Por que falar com gente diferente de você? Isso é perda de tempo. Para que surpreender? Contar história? As pessoas não têm mais tempo para isso. Por que pensar no longo prazo se o prazo é hoje? Por que ser você mesma se só existe um jeito de ser? Para que juntar as coisas se a moda é separar? Não dá para manter sua Netflix e ainda querer ver novela. Não dá para manter sua timeline e ainda querer levar uma revista para ler na praia. Esquece: ou você fala exatamente o que se espera de você ou vai ficar sozinha nesse Blade Runner lá fora, entende? Pode ir à festa à fantasia que você tanto quer, mas vá vestida de algo reconhecível para não ser barrada na entrada, ok? Fantasia sem razão é dispersão.
Até onde sei, ela entrou em pânico. Recolheu tudo. E rápido. Virou de ponta cabeça suas convicções. Seguiu cegamente as recomendações. Reduziu sua resolução. Apequenou-se. Deu um tempo naquela emoção toda. Música não mais. Arrepio não mais. Conversa jogada fora jamais. Arriscava uma piscada aqui. Interrompia um conteúdo ali. Passou a ser papo reto. Ou melhor, sem papo. Só reto.
O caminho parecia bom. Estranho para ela. Mas bom. Ela interrompeu o roteiro do longa-metragem. Mas trocou por um longo videocase. Ela não tinha mais aquele frio na barriga.
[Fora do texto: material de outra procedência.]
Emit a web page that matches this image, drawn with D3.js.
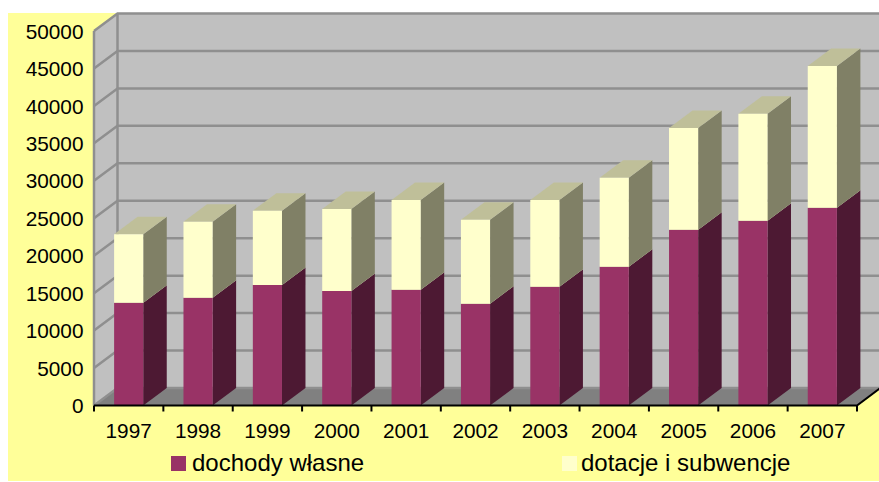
<!DOCTYPE html>
<html><head><meta charset="utf-8">
<style>html,body{margin:0;padding:0;background:#fff}svg{display:block}text{font-family:"Liberation Sans",Arial,sans-serif;fill:#000}</style>
<script src="https://cdn.jsdelivr.net/npm/d3@7"></script></head><body>
<script>
const years=["1997","1998","1999","2000","2001","2002","2003","2004","2005","2006","2007"];
const dochody=[13720,14390,16090,15290,15460,13590,15860,18530,23470,24670,26410];
const dotacje=[9130,10150,9920,10950,11970,11210,11570,11880,13580,14280,18920];
const yTicks=[0,5000,10000,15000,20000,25000,30000,35000,40000,45000,50000];
const seriesNames=["dochody własne","dotacje i subwencje"];
const W=879,H=482,dx=23.5,dy=-17.5;
const svg=d3.select("body").append("svg").attr("width",W).attr("height",H);
svg.append("rect").attr("x",8).attr("y",13).attr("width",W-8).attr("height",H-14).attr("fill","#ffff99");
const y=d3.scaleLinear().domain([0,50000]).range([405.5,31]);
const x=d3.scaleBand().domain(years).range([94,857]).paddingInner(0.58).paddingOuter(0.29);
const x0=94,x1=857,step=x.step();
const poly=(pts,fill,stroke)=>svg.append("polygon").attr("points",pts.map(p=>p.join(",")).join(" ")).attr("fill",fill).attr("stroke",stroke||"none");
// walls and floor
poly([[x0+dx,y(50000)+dy],[x1+dx,y(50000)+dy],[x1+dx,y(0)+dy],[x0+dx,y(0)+dy]],"#c0c0c0");
poly([[x0,y(50000)],[x0+dx,y(50000)+dy],[x0+dx,y(0)+dy],[x0,y(0)]],"#c0c0c0");
poly([[x0,y(0)],[x0+dx,y(0)+dy],[x1+dx,y(0)+dy],[x1,y(0)]],"#808080");
const grid=svg.append("g").attr("fill","none").attr("stroke","#8f8f8f").attr("stroke-width",2.5);
grid.selectAll("path").data(yTicks).join("path")
  .attr("d",v=>`M${x0},${y(v)}L${x0+dx},${y(v)+dy}L${x1+dx},${y(v)+dy}`);
grid.append("path").attr("d",`M${x0},${y(50000)}L${x0},${y(0)}M${x0+dx},${y(50000)+dy}L${x0+dx},${y(0)+dy}`);
// bars
const faces=[{front:"#993366",top:"#bfbf99",side:"#4d1933"},{front:"#ffffcc",top:"#bfbf99",side:"#808066"}];
years.forEach((yr,i)=>{
  const l=x(yr),r=l+x.bandwidth();
  const segs=[[0,dochody[i],faces[0]],[dochody[i],dochody[i]+dotacje[i],faces[1]]];
  segs.forEach(([a,b,c])=>{
    const ya=y(a),yb=y(b);
    poly([[r,ya],[r+dx,ya+dy],[r+dx,yb+dy],[r,yb]],c.side);
    poly([[l,yb],[l+dx,yb+dy],[r+dx,yb+dy],[r,yb]],c.top);
    poly([[l,ya],[l,yb],[r,yb],[r,ya]],c.front);
  });
});
// axis lines
const ax=svg.append("g").attr("stroke","#000").attr("fill","none").attr("stroke-width",2);
ax.append("path").attr("d",`M${x0},${y(0)}L${x1},${y(0)}L${x1+dx},${y(0)+dy}`);
ax.selectAll("line").data(d3.range(years.length+1)).join("line")
  .attr("x1",i=>x0+i*step).attr("x2",i=>x0+i*step).attr("y1",y(0)).attr("y2",y(0)+6);
// labels
const ly=svg.append("g").attr("transform","translate(83.5,0.5)")
  .call(d3.axisLeft(y).tickValues(yTicks).tickSize(0).tickPadding(0).tickFormat(d=>String(d)));
ly.select(".domain").remove();
ly.selectAll("text").attr("font-size",20.8).style("font-family",'"Liberation Sans"').attr("fill","#000");
const lx=svg.append("g").attr("transform","translate(0,423)")
  .call(d3.axisBottom(x).tickSize(0).tickPadding(0));
lx.select(".domain").remove();
lx.selectAll("text").attr("font-size",20.8).style("font-family",'"Liberation Sans"').attr("fill","#000");
// legend
const legX=[171,562],txtX=[192,581],legFill=["#993366","#ffffcc"];
seriesNames.forEach((n,i)=>{
  svg.append("rect").attr("x",legX[i]).attr("y",456).attr("width",15).attr("height",15).attr("fill",legFill[i]);
  svg.append("text").attr("x",txtX[i]).attr("y",471).attr("font-size",24).text(n);
});
</script></body></html>
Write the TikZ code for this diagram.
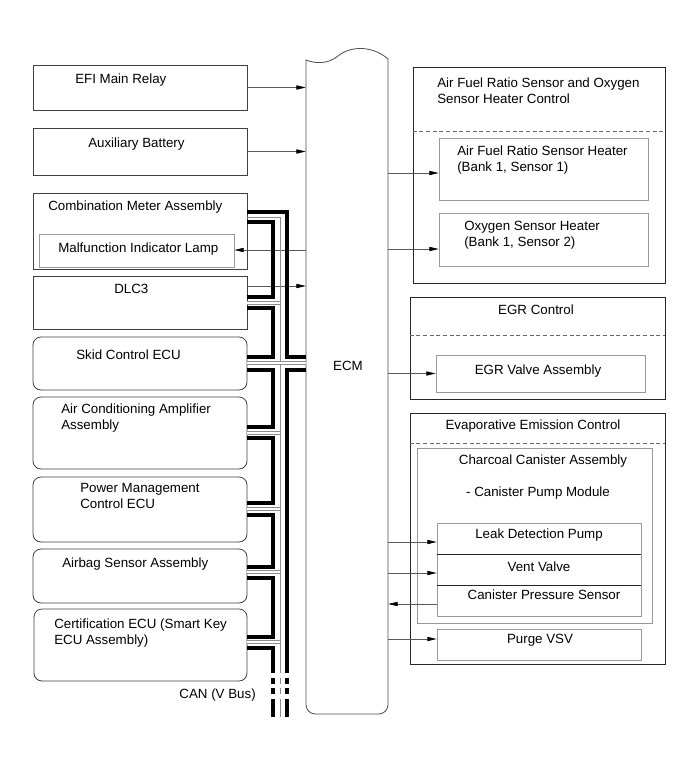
\documentclass[tikz,border=0pt]{standalone}
\usepackage{fontspec}
\setmainfont{Liberation Sans}
\usetikzlibrary{arrows.meta,fit,calc}
\begin{document}
\begin{tikzpicture}[x=0.75pt,y=-0.75pt,
  box/.style={draw=black!75, line width=0.6pt, inner sep=0pt},
  rbox/.style={box, rounded corners=6pt},
  ibox/.style={draw=black!40, line width=0.6pt, inner sep=0pt},
  grp/.style={draw=black!85, line width=0.6pt, inner sep=0pt},
  sep/.style={draw=black!60, dash pattern=on 3pt off 2pt, line width=0.5pt},
  txt/.style={anchor=base west, inner sep=0pt, align=left, font=\fontsize{10}{12}\selectfont},
  ctxt/.style={anchor=base, inner sep=0pt, font=\fontsize{10}{12}\selectfont},
  arr/.style={draw=black!65, line width=0.5pt, -{Triangle[length=7pt,width=3.2pt,color=black]}},
  bus/.style={line width=3pt, black},
  gline/.style={draw=black!45, line width=0.7pt},
  dbl/.style={draw=black!45, line width=0.4pt, double=white, double distance=1.6pt},
]
\useasboundingbox (0,0) rectangle (691,757);
\fill[white] (0,0) rectangle (691,757);

% ---------- left boxes ----------
\node[box, fit={(33,65)(247,110)}] (efi) {};
\node[box, fit={(33,128)(247,175)}] (aux) {};
\node[box, fit={(33,193)(247,269)}] (cm) {};
\node[ibox, fit={(39,234)(234,267)}] (mil) {};
\node[box, fit={(33,276)(247,329)}] (dlc) {};
\node[rbox, fit={(33,337)(247,390)}] (skid) {};
\node[rbox, fit={(33,397)(247,469)}] (ac) {};
\node[rbox, fit={(33,477)(247,542)}] (pm) {};
\node[rbox, fit={(33,549)(247,603)}] (airbag) {};
\node[rbox, fit={(34,609)(247,681)}] (cert) {};

\node[txt] (tefi) at (75,83) {EFI Main Relay};
\node[txt] (taux) at (88,147) {Auxiliary Battery};
\node[txt] (tcm) at (48,210) {Combination Meter Assembly};
\node[txt] (tmil) at (58,252) {Malfunction Indicator Lamp};
\node[txt] (tdlc) at (114,293) {DLC3};
\node[txt] (tskid) at (76,359) {Skid Control ECU};
\node[txt] (tac) at (61,429) {Air Conditioning Amplifier\\Assembly};
\node[txt] (tpm) at (80,508) {Power Management\\Control ECU};
\node[txt] (tairbag) at (62,567) {Airbag Sensor Assembly};
\node[txt] (tcert) at (54,644) {Certification ECU (Smart Key\\ECU Assembly)};
\node[anchor=base east, inner sep=0pt, font=\fontsize{10}{12}\selectfont] (tcan) at (256,698) {CAN (V Bus)};

% ---------- ECM ----------
\node[fit={(306,60)(388,714)}, inner sep=0pt] (ecm) {};
\draw[draw=black!70, line width=0.6pt]
  (306,60) .. controls (316,64) and (328,64) .. (338,56)
  .. controls (350,46) and (372,45) .. (388,59)
  [rounded corners=7pt] -- (388,714) -- (306,714) [sharp corners] -- cycle;
\node[ctxt] (tecm) at (348,370) {ECM};

% ---------- right groups ----------
\node[grp, fit={(413,67)(665,283)}] (afrg) {};
\draw[sep] (afrg.west |- 0,131) -- (afrg.east |- 0,131);
\node[ibox, fit={(439,138)(648,200)}] (afrh) {};
\node[ibox, fit={(439,213)(648,266)}] (o2h) {};
\node[txt] (tafrg) at (437,103) {Air Fuel Ratio Sensor and Oxygen\\Sensor Heater Control};
\node[txt] (tafrh) at (457,171) {Air Fuel Ratio Sensor Heater\\(Bank 1, Sensor 1)};
\node[txt] (to2h) at (464,246) {Oxygen Sensor Heater\\(Bank 1, Sensor 2)};

\node[grp, fit={(410,297)(665,399)}] (egrg) {};
\draw[sep] (egrg.west |- 0,335) -- (egrg.east |- 0,335);
\node[ibox, fit={(436,355)(645,392)}] (egrv) {};
\node[ctxt] (tegrg) at (536,314) {EGR Control};
\node[ctxt] (tegrv) at (538,374) {EGR Valve Assembly};

\node[grp, fit={(410,413)(665,664)}] (evapg) {};
\draw[sep] (evapg.west |- 0,443) -- (evapg.east |- 0,443);
\node[ibox, fit={(417,448)(652,623)}] (cca) {};
\node[ibox, fit={(437,523)(641,616)}] (pump) {};
\draw[black!85, line width=0.6pt] (pump.west |- 0,554) -- (pump.east |- 0,554);
\draw[black!85, line width=0.6pt] (pump.west |- 0,585) -- (pump.east |- 0,585);
\node[ibox, fit={(437,629)(641,660)}] (purge) {};
\node[ctxt] (tevap) at (533,429) {Evaporative Emission Control};
\node[ctxt] (tcca) at (543,464) {Charcoal Canister Assembly};
\node[ctxt] (tmod) at (538,496) {- Canister Pump Module};
\node[ctxt] (tldp) at (539,538) {Leak Detection Pump};
\node[ctxt] (tvent) at (539,571) {Vent Valve};
\node[ctxt] (tcps) at (544,599) {Canister Pressure Sensor};
\node[ctxt] (tpurge) at (540,643) {Purge VSV};

% ---------- row coordinates ----------
\coordinate (r173) at (0,173);
\coordinate (r249) at (0,249);
\coordinate (r250) at (0,250);
\coordinate (r286) at (0,286);
\coordinate (r542) at (0,542);
\coordinate (r573) at (0,573);
\coordinate (r604) at (0,604);
\coordinate (r639) at (0,639);

% ---------- signal arrows (under the bus) ----------
\draw[arr] (efi.east) -- (efi.east -| ecm.west);
\draw[arr] (aux.east) -- (aux.east -| ecm.west);
\draw[arr] (ecm.west |- r250) -- (mil.east |- r250);
\draw[arr] (dlc.east |- r286) -- (ecm.west |- r286);

\draw[arr] (ecm.east |- r173) -- (afrh.west |- r173);
\draw[arr] (ecm.east |- r249) -- (o2h.west |- r249);
\draw[arr] (ecm.east |- egrv.west) -- (egrv.west);
\draw[arr] (ecm.east |- r542) -- (pump.west |- r542);
\draw[arr] (ecm.east |- r573) -- (pump.west |- r573);
\draw[arr] (pump.west |- r604) -- (ecm.east |- r604);
\draw[arr] (ecm.east |- r639) -- (purge.west |- r639);

% ---------- CAN bus ----------
% thin centre wire
\draw[gline] (247,217) -| (280,673);
\foreach \yy/\xx in {303/280, 363/306, 433/280, 509/280, 572/280, 642/280}
  \draw[dbl] (247,\yy) -- (\xx,\yy);
% outer wire through ECM
\draw[bus] (247,212) -| (287,357) -- (306,357);
\draw[bus] (306,370) -| (287,673);
% inner wire loops between units
\draw[bus] (247,222) -| (273,297) -- (247,297);
\draw[bus] (247,308) -| (273,357) -- (247,357);
\draw[bus] (247,370) -| (273,427) -- (247,427);
\draw[bus] (247,438) -| (273,503) -- (247,503);
\draw[bus] (247,515) -| (273,567) -- (247,567);
\draw[bus] (247,578) -| (273,637) -- (247,637);
\draw[bus] (247,648) -| (273,673);
% broken continuation
\foreach \ya/\yb in {678/684, 688/694, 699/717}{
  \draw[line width=3pt] (273,\ya) -- (273,\yb);
  \draw[line width=3pt] (287,\ya) -- (287,\yb);
  \draw[gline] (280,\ya) -- (280,\yb);
}
\end{tikzpicture}
\end{document}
Mas trocou pelo frio da certeza absoluta. Ela não fazia mais parte da conversa. Mas conversar para quê?
O tempo foi passando. E ela foi fazendo de sua mudança um caminho sem volta. Porque na volta não se reconheceria mais.
Ela foi esquecendo sua humanidade. Ela foi perdendo a capacidade de surpreender. Ela estava sempre com as mesmas pessoas. Ela falava sempre do mesmo jeito. Sobre o mesmo assunto. Só sobre ela. Ela foi ficando meio interesseira. Ela foi ficando irrelevante. As pessoas não se identificavam mais com ela. As pessoas não se importavam mais com ela. Nos momentos mais legais ela não estava mais. Ela foi perdendo significado. Ela foi caindo no esquecimento. Ela foi invisivelmente adoecendo. Ela foi minguando. Ela foi morrendo.
Ela morreu.
Sua marca morreu de overdose de eficiência.